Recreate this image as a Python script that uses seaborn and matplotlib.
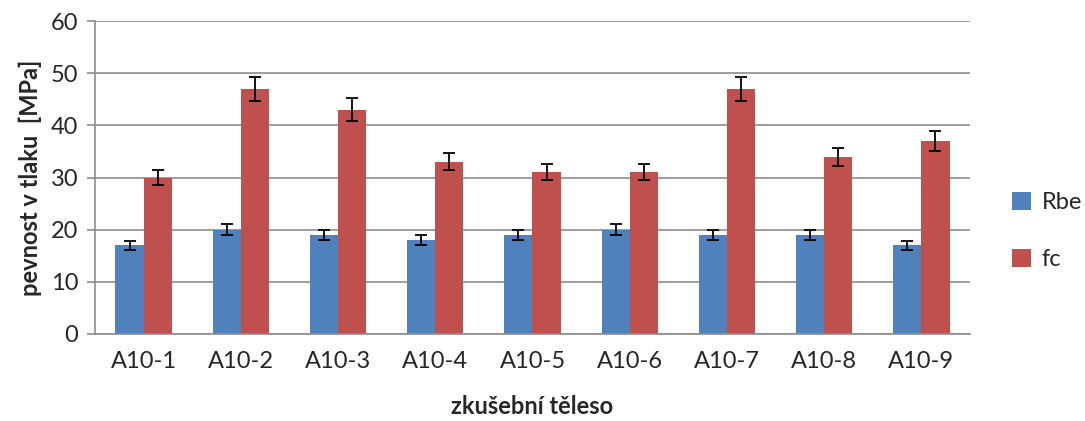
import matplotlib
matplotlib.use("Agg")
import matplotlib.pyplot as plt
import seaborn as sns
import pandas as pd
from matplotlib.patches import Patch

categories = ["A10-1", "A10-2", "A10-3", "A10-4", "A10-5", "A10-6", "A10-7", "A10-8", "A10-9"]
rbe = [17, 20, 19, 18, 19, 20, 19, 19, 17]
fc = [30, 47, 43, 33, 31, 31, 47, 34, 37]
rbe_err = [0.85, 1.0, 0.95, 0.9, 0.95, 1.0, 0.95, 0.95, 0.85]
fc_err = [1.5, 2.35, 2.15, 1.65, 1.55, 1.55, 2.35, 1.7, 1.85]
series = ["Rbe", "fc"]
colors = ["#4F81BD", "#C0504D"]

df = pd.DataFrame({
    "cat": categories * 2,
    "val": rbe + fc,
    "err": rbe_err + fc_err,
    "series": [series[0]] * len(categories) + [series[1]] * len(categories),
})

sns.set_theme(style="white")
plt.rcParams["font.family"] = ["Lato", "DejaVu Sans"]

fig = plt.figure(figsize=(10.85, 4.21), dpi=100)
ax = fig.add_axes([95 / 1085, 1 - 334 / 421, 875 / 1085, 313 / 421])

sns.barplot(data=df, x="cat", y="val", hue="series", palette=colors,
            width=0.58, errorbar=None, ax=ax, legend=False, saturation=1,
            edgecolor="none")

# error bars
for container, errs, vals in zip(ax.containers, [rbe_err, fc_err], [rbe, fc]):
    xs = [p.get_x() + p.get_width() / 2 for p in container.patches]
    ax.errorbar(xs, vals, yerr=errs, fmt="none", ecolor="black",
                elinewidth=1.3, capsize=4, capthick=1.3, zorder=5)

ax.set_ylim(0, 60)
ax.set_xlim(-0.5, len(categories) - 0.5)
ax.set_yticks(range(0, 61, 10))
ax.yaxis.grid(True, color="#8c8c8c", linewidth=1.2)
ax.set_axisbelow(True)
for s in ["top", "right"]:
    ax.spines[s].set_visible(False)
for s in ["left", "bottom"]:
    ax.spines[s].set_color("#8c8c8c")
    ax.spines[s].set_linewidth(1.2)

# category separator ticks
ax.set_xticks(range(len(categories)))
ax.set_xticklabels(categories, fontsize=17)
ax.tick_params(axis="x", length=0, pad=12)
ax.set_xticks([i - 0.5 for i in range(len(categories) + 1)], minor=True)
ax.tick_params(axis="x", which="minor", length=6, color="#8c8c8c", width=1.2)
ax.tick_params(axis="y", length=6, color="#8c8c8c", width=1.2, labelsize=17, pad=6)
ax.tick_params(axis="both", direction="out", bottom=True, left=True)
ax.tick_params(axis="x", which="major", bottom=False)

ax.set_xlabel("zkušební těleso", fontsize=17, fontweight="bold", labelpad=17)
ax.set_ylabel("pevnost v tlaku  [MPa]", fontsize=17, fontweight="bold", labelpad=6)

handles = [Patch(facecolor=c, edgecolor="none") for c in colors]
fig.legend(handles, series, loc="center left", bbox_to_anchor=(991 / 1085, 1 - 231 / 421),
           frameon=False, fontsize=17, handlelength=0.8, handleheight=0.8,
           labelspacing=1.5, handletextpad=0.45)

fig.savefig("out.png", dpi=100)
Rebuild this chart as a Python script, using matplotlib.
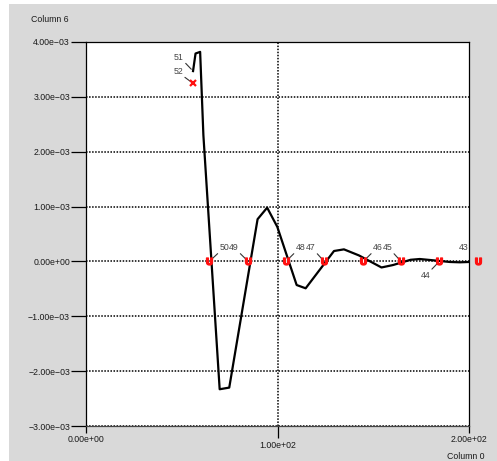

Exercise:
Please give again the entries word for word, starting at the first line and ending with the line that contains "from matplotlib.patches import Patch"; include both of those lines but none of the pictures.

Task answer:
Recreate this image as a Python script that uses seaborn and matplotlib.
import matplotlib
matplotlib.use("Agg")
import matplotlib.pyplot as plt
import seaborn as sns
import pandas as pd
from matplotlib.patches import Patch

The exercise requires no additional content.